Preparation: 30 minutes.
Servings: 4 servings



Duo of Gen V Boston lettuce

1 large shallot, finely chopped

3 tbsp or 45 ml of olive oil

2 tbsp or 30 ml of maple vinegar

1 tsp or 5 ml of lemon juice

1 tsp or 5 ml of Dijon mustard

1 tsp or 5 ml of mayonnaise

Salt and pepper

1/2 lb or 225 g of fresh salmon

1 3/4 oz or 50 g of smoked salmon

Avocado mousse

2 avocados

2 tbsp or 30 ml of lemon juice

2 tbsp or 30 ml of olive oil

2 tbsp or 30 ml of 35% cream

Salt and pepper


Avocado mousse

  1. In a blender, puree all the ingredients. Reserve.


  1. In a bowl, combine shallots, oil, vinegar, lemon juice, mustard and mayonnaise.
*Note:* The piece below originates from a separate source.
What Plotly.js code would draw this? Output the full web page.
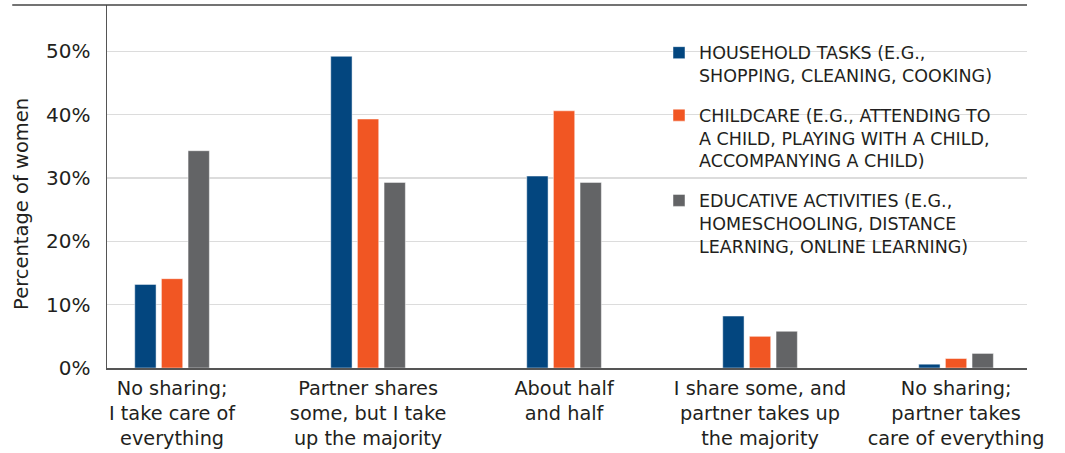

Salt and pepper.
  2. Using a sharp knife, cut the salmon into cubes and add to above mixture.
  3. Place an avocado mousse line in the bottom of each plate. Mount the tartare in the middle of the plate with a cookie cutter.
  4. Serve with Gen V Boston lettuce croutons instead of bread croutons.